Accelerator control systems process thousands of concurrent events per second, which adds complexity to their implementation. The Disruptor library provides an innovative single-threaded approach, which combines high performance event processing with a simplified software design, implementation and maintenance. This opensource library was originally developed by a financial company to build a low latency trading exchange. In 2014 the high-level control system for CERN experimental areas (CESAR) was renovated. CESAR calculates the states of thousands of devices by processing more than 2500 asynchronous event streams. The Disruptor was used as an event-processing engine. This allowed the code to be greatly simplified by removing the concurrency concerns. This paper discusses the benefits of the programming model encouraged by the Disruptor (simplification of the code base, performance, determinism), the design challenges faced while integrating the Disruptor into CESAR as well as the limitations it implies on the architecture.

#### **INTRODUCTION**

CESAR is the high level software used to control CERN experimental areas. The experimental areas are composed of eleven beam lines used by experimental physicists for fixed target research and detectors tests. Four beam lines are located in the East Area, using a beam extracted from the PS ring, and seven are in the North Area, using a beam extracted from the SPS ring. The core of CESAR is responsible for the data acquisition of all the devices controlling these beam lines. While refactoring this data acquisition part of Cesar, we decided to use the Disruptor library in order to simplify the design of the code handling the 2500 asynchronous event streams coming from these devices.

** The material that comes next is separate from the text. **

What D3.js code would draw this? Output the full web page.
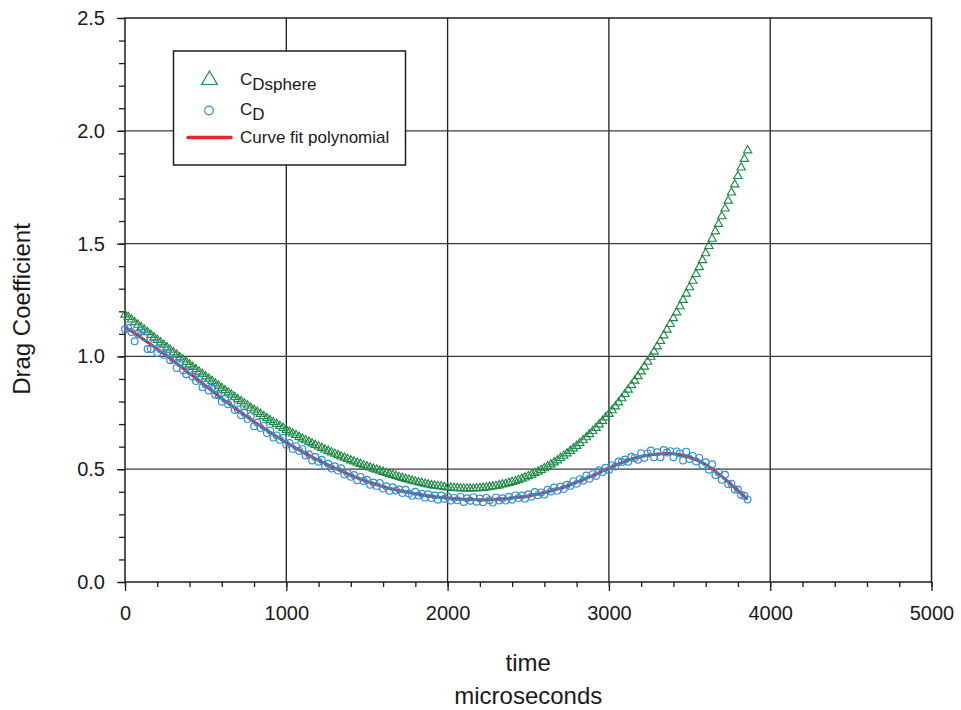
<!DOCTYPE html>
<html><head><meta charset="utf-8">
<script src="https://cdn.jsdelivr.net/npm/d3@7"></script>
<style>
body{margin:0;background:#fff}
svg{display:block}
text{font-family:"Liberation Sans",Arial,sans-serif;fill:#1a1a1a}
</style>
</head><body>
<svg id="chart" width="961" height="710"></svg>
<script>
// ---- data (time in microseconds, sampled every 20 µs from 0) ----
const sampleStep = 20;
const cdSphere = [
1.185,1.174,1.163,1.151,1.140, 1.129,1.118,1.107,1.095,1.084,
1.073,1.062,1.051,1.040,1.029, 1.018,1.007,0.996,0.986,0.975,
0.964,0.953,0.943,0.932,0.922, 0.911,0.901,0.891,0.880,0.870,
0.860,0.850,0.840,0.830,0.820, 0.810,0.801,0.791,0.782,0.772,
0.763,0.754,0.745,0.735,0.726, 0.717,0.708,0.700,0.691,0.683,
0.674,0.666,0.658,0.651,0.643, 0.635,0.628,0.621,0.614,0.607,
0.600,0.594,0.587,0.581,0.574, 0.568,0.562,0.556,0.551,0.545,
0.539,0.534,0.528,0.523,0.517, 0.512,0.507,0.502,0.498,0.493,
0.488,0.483,0.479,0.474,0.470, 0.465,0.461,0.457,0.453,0.449,
0.445,0.442,0.439,0.435,0.432, 0.429,0.427,0.425,0.423,0.421,
0.419,0.418,0.417,0.416,0.415, 0.414,0.414,0.414,0.414,0.415,
0.416,0.417,0.419,0.421,0.423, 0.425,0.428,0.432,0.435,0.439,
0.443,0.447,0.452,0.458,0.463, 0.469,0.475,0.482,0.489,0.496,
0.504,0.512,0.521,0.530,0.539, 0.549,0.559,0.570,0.581,0.592,
0.603,0.615,0.628,0.641,0.655, 0.669,0.683,0.698,0.714,0.729,
0.745,0.761,0.778,0.796,0.814, 0.833,0.852,0.872,0.892,0.912,
0.933,0.954,0.976,0.998,1.021, 1.044,1.068,1.093,1.118,1.143,
1.169,1.195,1.222,1.250,1.278, 1.306,1.335,1.365,1.395,1.426,
1.457,1.489,1.521,1.554,1.587, 1.621,1.655,1.690,1.726,1.762,
1.799,1.837,1.875,1.913
];
const cd = [
1.120,1.126,1.108,1.067,1.100, 1.113,1.085,1.033,1.033,1.058,
1.015,1.032,1.007,1.015,0.983, 0.986,0.949,0.970,0.939,0.921,
0.935,0.910,0.891,0.900,0.863, 0.875,0.849,0.862,0.830,0.828,
0.799,0.811,0.788,0.794,0.762, 0.765,0.739,0.750,0.723,0.735,
0.690,0.707,0.683,0.692,0.660, 0.671,0.640,0.650,0.630,0.639,
0.608,0.616,0.590,0.602,0.581, 0.589,0.561,0.566,0.539,0.554,
0.533,0.542,0.513,0.524,0.503, 0.513,0.494,0.504,0.476,0.483,
0.466,0.474,0.451,0.466,0.448, 0.453,0.431,0.441,0.426,0.439,
0.414,0.424,0.404,0.420,0.406, 0.411,0.394,0.409,0.392,0.382,
0.400,0.383,0.391,0.374,0.389, 0.372,0.383,0.365,0.383,0.369,
0.378,0.361,0.373,0.362,0.377, 0.355,0.371,0.360,0.376,0.356,
0.370,0.354,0.373,0.362,0.352, 0.375,0.361,0.371,0.361,0.378,
0.365,0.384,0.372,0.383,0.369, 0.389,0.378,0.399,0.385,0.397,
0.388,0.409,0.401,0.419,0.405, 0.423,0.412,0.431,0.426,0.447,
0.435,0.456,0.449,0.472,0.458, 0.478,0.470,0.495,0.488,0.506,
0.496,0.518,0.512,0.534,0.532, 0.543,0.533,0.555,0.550,0.542,
0.571,0.550,0.570,0.583,0.553, 0.575,0.553,0.585,0.574,0.580,
0.553,0.579,0.570,0.539,0.578, 0.545,0.559,0.534,0.550,0.517,
0.531,0.498,0.522,0.474,0.487, 0.453,0.475,0.433,0.436,0.410,
0.410,0.386,0.382,0.366
];
const fitTime = [0,100,200,300,400,500,600,700,800,900,1000,1100,1200,1300,1400,1500,1600,1700,1800,1900,
2000,2100,2200,2300,2400,2500,2600,2700,2800,2900,3000,3100,3200,3300,3400,3500,3600,3700,3800,3860];
const fitValue = [1.130,1.083,1.033,0.980,0.925,0.870,0.814,0.761,0.710,0.663,0.618,0.577,0.539,0.505,0.474,0.446,0.423,0.405,0.391,0.380,
0.372,0.367,0.365,0.366,0.372,0.381,0.396,0.416,0.442,0.472,0.505,0.535,0.556,0.567,0.568,0.553,0.521,0.468,0.405,0.366];
const xTicks = [0,1000,2000,3000,4000,5000];
const yTicks = [0.0,0.5,1.0,1.5,2.0,2.5];
const xGrid = [1000,2000,3000,4000];
const yGrid = [0.5,1.0,1.5,2.0];
const legendItems = ["Dsphere","D"];

// ---- layout ----
const L=125, R=931.5, T=18, B=582;
const svg = d3.select("#chart");
const x = d3.scaleLinear([0,5000],[L,R]);
const y = d3.scaleLinear([0,2.5],[B,T]);
const ink = "#1e1e1e";
const green = "#1f8a45", blue = "#2b8fd2", red = "#e52530";

// grid
svg.append("g").selectAll("line").data(xGrid).join("line")
  .attr("x1",d=>x(d)).attr("x2",d=>x(d)).attr("y1",T).attr("y2",B)
  .attr("stroke",ink).attr("stroke-width",1.3);
svg.append("g").selectAll("line").data(yGrid).join("line")
  .attr("y1",d=>y(d)).attr("y2",d=>y(d)).attr("x1",L).attr("x2",R)
  .attr("stroke","#3a3a3a").attr("stroke-width",1.3);

// axes: minor ticks
svg.append("g").attr("transform",`translate(0,${B})`)
  .call(d3.axisBottom(x).tickValues(d3.range(0,5001,200)).tickSize(5).tickFormat(""))
  .call(g=>g.select(".domain").remove())
  .call(g=>g.selectAll("line").attr("stroke",ink).attr("stroke-width",1.3));
svg.append("g").attr("transform",`translate(${L},0)`)
  .call(d3.axisLeft(y).tickValues(d3.range(0,2.501,0.1)).tickSize(6).tickFormat(""))
  .call(g=>g.select(".domain").remove())
  .call(g=>g.selectAll("line").attr("stroke",ink).attr("stroke-width",1.3));
// major
svg.append("g").attr("transform",`translate(0,${B})`)
  .call(d3.axisBottom(x).tickValues(xTicks).tickSize(9).tickPadding(15).tickFormat(d3.format("d")))
  .call(g=>g.select(".domain").remove())
  .call(g=>g.selectAll("line").attr("stroke",ink).attr("stroke-width",1.3))
  .call(g=>g.selectAll("text").attr("font-size",20).attr("fill","#1a1a1a")
        .attr("font-family",'"Liberation Sans",Arial,sans-serif'));
svg.append("g").attr("transform",`translate(${L},0)`)
  .call(d3.axisLeft(y).tickValues(yTicks).tickSize(8).tickPadding(12).tickFormat(d3.format(".1f")))
  .call(g=>g.select(".domain").remove())
  .call(g=>g.selectAll("line").attr("stroke",ink).attr("stroke-width",1.3))
  .call(g=>g.selectAll("text").attr("font-size",20).attr("fill","#1a1a1a")
        .attr("font-family",'"Liberation Sans",Arial,sans-serif'));

// frame
svg.append("rect").attr("x",L).attr("y",T).attr("width",R-L).attr("height",B-T)
  .attr("fill","none").attr("stroke",ink).attr("stroke-width",1.5);

// series
const tri = d3.symbol(d3.symbolTriangle, 30);
svg.append("g").selectAll("path").data(cdSphere).join("path")
  .attr("d",tri).attr("transform",(d,i)=>`translate(${x(i*sampleStep)},${y(d)})`)
  .attr("fill","none").attr("stroke",green).attr("stroke-width",1.15);

svg.append("path").datum(fitTime.map((t,i)=>[t,fitValue[i]]))
  .attr("d",d3.line().x(d=>x(d[0])).y(d=>y(d[1])).curve(d3.curveCatmullRom))
  .attr("fill","none").attr("stroke",red).attr("stroke-width",3);

svg.append("g").selectAll("circle").data(cd).join("circle")
  .attr("cx",(d,i)=>x(i*sampleStep)).attr("cy",d=>y(d)).attr("r",3.4)
  .attr("fill","none").attr("stroke",blue).attr("stroke-width",1.15);

// legend
const lg = svg.append("g");
lg.append("rect").attr("x",173.5).attr("y",51).attr("width",232).attr("height",114)
  .attr("fill","#fff").attr("stroke",ink).attr("stroke-width",1.5);
lg.append("path").attr("d",d3.symbol(d3.symbolTriangle,105)()).attr("transform","translate(209.5,80)")
  .attr("fill","none").attr("stroke",green).attr("stroke-width",1.2);
lg.append("circle").attr("cx",209).attr("cy",110.5).attr("r",4.3)
  .attr("fill","none").attr("stroke",blue).attr("stroke-width",1.2);
lg.append("line").attr("x1",188).attr("x2",231).attr("y1",137.5).attr("y2",137.5)
  .attr("stroke",red).attr("stroke-width",3.5).attr("stroke-linecap","round");
[85,115].forEach((by,i)=>{
  const t = lg.append("text").attr("x",240).attr("y",by).attr("font-size",17);
  t.append("tspan").text("C");
  t.append("tspan").attr("dy",5).text(legendItems[i]);
});
lg.append("text").attr("x",240).attr("y",143).attr("font-size",17).text("Curve fit polynomial");

// axis titles
svg.append("text").attr("transform","translate(30,309) rotate(-90)").attr("text-anchor","middle")
  .attr("font-size",24).text("Drag Coefficient");
svg.append("text").attr("x",(L+R)/2).attr("y",671).attr("text-anchor","middle").attr("font-size",24).text("time");
svg.append("text").attr("x",(L+R)/2).attr("y",704).attr("text-anchor","middle").attr("font-size",24).text("microseconds");
</script>
</body></html>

In the last decade, the actors of the world of finance and high frequency trading have been involved in an arms race to build exchanges and trading robots that can operate at the nanosecond scale. From time to time, some technologies created by the massive investments in this field are shared with the community [1]. The Disruptor library was created by LMAX [2] -a London-based financial company- in order to develop a low-latency forex [3] trading venue [4]. In the early design phase, they tried different approaches: functional programming, Actors, SEDA [5], and noticed that they could not achieve the required latency because the cost of queuing was higher than the time spent executing the business logic. They finally settled on an innovative design and decided to open source it.

# THEORETICAL BACKGROUND

The base idea around the Disruptor is to make the most of the available CPU resources, following a concept that its creators call 'mechanical sympathy'. This term coming from the car racing world is used to describe software working in harmony with the hardware design, similar to a driver understanding how a car works in order to achieve the best performance. Since the appearance of multicore CPUs, we have heard expressions like "the free lunch is over" [6] and there is a general belief that CPUs are not getting any faster. Although their clock speed is not getting higher. modern CPUs have brought significant performance improvements. Regrettably, the progresses made in hardware are often lost by software designs that do not consider how modern processors work.

# Feeding the Core

The most important aspect to consider in order to use a processor efficiently is to feed it correctly. Processors are very fast, but this speed is of little use if they spend most of their time waiting for the data they need to process. Looking at a simplified view of the memory architecture of a modern CPU such as Intel's Sandy Bridge (Fig. 1), we see that the cores read data from several cache layers (L1, L2, and L3).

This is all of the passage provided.